What is expected: Filter the listing below, copying every line in which the word "matplotlib" appears.

Information provided:
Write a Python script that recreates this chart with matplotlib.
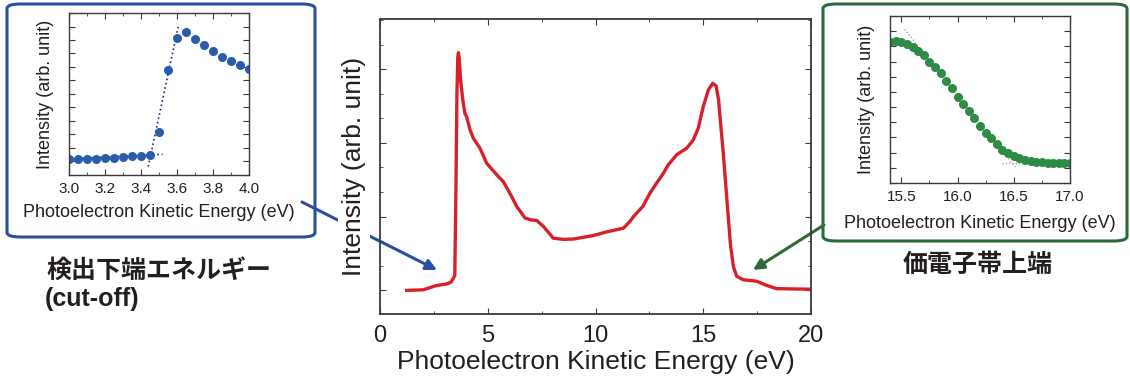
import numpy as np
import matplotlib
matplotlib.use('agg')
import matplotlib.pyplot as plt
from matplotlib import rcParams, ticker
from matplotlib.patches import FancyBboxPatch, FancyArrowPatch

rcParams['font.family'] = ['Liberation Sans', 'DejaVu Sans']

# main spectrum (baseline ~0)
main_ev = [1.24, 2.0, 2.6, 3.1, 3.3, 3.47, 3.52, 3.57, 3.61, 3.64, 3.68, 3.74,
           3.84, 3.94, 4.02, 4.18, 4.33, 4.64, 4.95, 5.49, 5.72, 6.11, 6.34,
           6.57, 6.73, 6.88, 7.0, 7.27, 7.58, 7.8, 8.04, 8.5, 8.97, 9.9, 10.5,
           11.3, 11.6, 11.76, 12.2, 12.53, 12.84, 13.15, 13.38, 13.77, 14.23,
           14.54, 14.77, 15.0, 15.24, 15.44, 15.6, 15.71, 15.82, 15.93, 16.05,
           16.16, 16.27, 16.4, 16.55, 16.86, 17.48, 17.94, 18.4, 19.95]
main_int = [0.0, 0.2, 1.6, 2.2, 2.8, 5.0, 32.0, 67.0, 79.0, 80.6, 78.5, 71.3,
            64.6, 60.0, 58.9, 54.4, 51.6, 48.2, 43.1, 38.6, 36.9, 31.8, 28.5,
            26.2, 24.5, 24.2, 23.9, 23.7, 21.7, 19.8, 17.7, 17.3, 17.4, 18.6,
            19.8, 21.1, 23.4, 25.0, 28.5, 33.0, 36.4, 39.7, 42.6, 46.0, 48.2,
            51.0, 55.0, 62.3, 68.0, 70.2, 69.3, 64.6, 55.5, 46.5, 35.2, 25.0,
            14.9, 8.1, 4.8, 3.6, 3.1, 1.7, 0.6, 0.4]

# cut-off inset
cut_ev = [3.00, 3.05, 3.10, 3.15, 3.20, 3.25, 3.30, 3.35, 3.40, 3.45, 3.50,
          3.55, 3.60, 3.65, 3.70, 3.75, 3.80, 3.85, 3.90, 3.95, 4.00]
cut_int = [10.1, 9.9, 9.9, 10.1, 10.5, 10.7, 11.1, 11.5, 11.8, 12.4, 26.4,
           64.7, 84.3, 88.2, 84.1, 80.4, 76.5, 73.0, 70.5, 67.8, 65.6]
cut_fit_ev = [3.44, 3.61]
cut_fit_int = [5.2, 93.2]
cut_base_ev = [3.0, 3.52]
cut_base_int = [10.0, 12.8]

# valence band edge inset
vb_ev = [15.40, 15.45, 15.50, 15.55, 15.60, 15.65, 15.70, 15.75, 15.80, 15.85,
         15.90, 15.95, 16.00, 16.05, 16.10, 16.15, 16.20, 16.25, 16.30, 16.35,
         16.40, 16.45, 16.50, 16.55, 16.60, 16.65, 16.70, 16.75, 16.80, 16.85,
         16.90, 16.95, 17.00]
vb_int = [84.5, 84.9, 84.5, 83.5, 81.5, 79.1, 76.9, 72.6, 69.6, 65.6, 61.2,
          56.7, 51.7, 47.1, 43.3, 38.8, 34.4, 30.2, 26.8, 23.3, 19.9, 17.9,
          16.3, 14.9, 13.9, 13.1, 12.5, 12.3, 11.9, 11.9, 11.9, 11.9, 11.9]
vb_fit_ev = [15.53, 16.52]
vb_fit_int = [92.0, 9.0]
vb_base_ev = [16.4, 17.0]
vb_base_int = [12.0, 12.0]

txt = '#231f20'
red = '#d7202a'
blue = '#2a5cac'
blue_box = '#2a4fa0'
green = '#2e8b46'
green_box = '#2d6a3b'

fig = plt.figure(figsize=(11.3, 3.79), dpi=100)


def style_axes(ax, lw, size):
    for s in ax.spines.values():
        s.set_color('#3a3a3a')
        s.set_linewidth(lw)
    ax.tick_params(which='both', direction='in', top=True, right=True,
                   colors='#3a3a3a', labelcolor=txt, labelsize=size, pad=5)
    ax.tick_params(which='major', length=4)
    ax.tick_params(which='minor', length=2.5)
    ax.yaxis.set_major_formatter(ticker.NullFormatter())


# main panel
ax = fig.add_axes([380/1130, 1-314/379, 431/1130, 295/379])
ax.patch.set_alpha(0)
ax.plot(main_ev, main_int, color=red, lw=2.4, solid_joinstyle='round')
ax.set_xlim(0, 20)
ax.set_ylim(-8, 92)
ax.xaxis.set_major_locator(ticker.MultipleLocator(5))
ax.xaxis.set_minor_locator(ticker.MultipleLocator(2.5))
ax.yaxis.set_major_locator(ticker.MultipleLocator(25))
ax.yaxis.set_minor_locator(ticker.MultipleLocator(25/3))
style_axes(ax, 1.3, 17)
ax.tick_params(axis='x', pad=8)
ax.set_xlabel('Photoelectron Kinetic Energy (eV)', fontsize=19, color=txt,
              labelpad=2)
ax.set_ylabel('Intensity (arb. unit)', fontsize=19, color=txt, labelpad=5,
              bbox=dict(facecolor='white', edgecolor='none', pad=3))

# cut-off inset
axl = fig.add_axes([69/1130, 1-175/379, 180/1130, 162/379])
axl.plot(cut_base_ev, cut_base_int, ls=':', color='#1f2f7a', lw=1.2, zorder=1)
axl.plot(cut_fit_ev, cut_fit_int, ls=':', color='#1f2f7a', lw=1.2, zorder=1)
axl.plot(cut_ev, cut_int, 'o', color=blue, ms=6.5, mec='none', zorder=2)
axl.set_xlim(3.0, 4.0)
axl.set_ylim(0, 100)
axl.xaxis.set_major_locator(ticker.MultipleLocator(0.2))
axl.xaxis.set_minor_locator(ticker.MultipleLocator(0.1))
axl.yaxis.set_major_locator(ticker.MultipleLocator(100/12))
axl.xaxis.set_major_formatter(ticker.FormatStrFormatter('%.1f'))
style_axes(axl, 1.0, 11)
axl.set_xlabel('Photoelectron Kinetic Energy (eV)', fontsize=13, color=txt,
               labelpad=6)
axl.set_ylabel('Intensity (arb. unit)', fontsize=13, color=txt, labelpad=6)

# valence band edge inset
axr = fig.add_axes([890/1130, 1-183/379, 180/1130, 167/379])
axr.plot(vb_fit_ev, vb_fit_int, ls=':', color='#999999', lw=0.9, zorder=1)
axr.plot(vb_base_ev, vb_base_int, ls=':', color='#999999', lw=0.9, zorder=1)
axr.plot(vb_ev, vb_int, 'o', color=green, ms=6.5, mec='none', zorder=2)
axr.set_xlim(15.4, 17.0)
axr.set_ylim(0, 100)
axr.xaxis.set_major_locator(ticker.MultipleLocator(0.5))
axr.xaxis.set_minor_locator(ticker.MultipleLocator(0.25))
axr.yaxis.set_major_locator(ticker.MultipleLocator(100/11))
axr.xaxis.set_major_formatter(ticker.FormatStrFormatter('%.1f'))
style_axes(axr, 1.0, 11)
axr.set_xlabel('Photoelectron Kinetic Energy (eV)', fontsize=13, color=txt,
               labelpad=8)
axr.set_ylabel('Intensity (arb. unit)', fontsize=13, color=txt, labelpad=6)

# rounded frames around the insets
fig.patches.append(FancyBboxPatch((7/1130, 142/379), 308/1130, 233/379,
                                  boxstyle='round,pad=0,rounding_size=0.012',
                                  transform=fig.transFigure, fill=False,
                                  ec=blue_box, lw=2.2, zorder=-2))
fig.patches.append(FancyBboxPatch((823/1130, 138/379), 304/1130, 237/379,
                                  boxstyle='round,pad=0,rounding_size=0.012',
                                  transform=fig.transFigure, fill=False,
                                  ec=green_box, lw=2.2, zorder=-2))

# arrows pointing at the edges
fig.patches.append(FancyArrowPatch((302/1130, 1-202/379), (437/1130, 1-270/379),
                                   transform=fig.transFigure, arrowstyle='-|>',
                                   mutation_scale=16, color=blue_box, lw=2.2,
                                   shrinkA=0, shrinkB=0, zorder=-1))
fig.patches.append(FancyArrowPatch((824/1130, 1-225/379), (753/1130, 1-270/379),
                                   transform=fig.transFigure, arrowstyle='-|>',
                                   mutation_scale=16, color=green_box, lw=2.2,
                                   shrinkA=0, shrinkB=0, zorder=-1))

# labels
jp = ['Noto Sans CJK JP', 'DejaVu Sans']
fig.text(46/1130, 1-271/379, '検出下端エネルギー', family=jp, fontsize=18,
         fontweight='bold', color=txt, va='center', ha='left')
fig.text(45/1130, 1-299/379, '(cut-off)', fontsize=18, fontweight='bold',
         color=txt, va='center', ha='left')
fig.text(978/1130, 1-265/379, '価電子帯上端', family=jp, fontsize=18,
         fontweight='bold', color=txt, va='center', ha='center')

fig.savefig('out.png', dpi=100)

The response:
Write a Python script that recreates this chart with matplotlib.
import matplotlib
matplotlib.use('agg')
import matplotlib.pyplot as plt
from matplotlib import rcParams, ticker
from matplotlib.patches import FancyBboxPatch, FancyArrowPatch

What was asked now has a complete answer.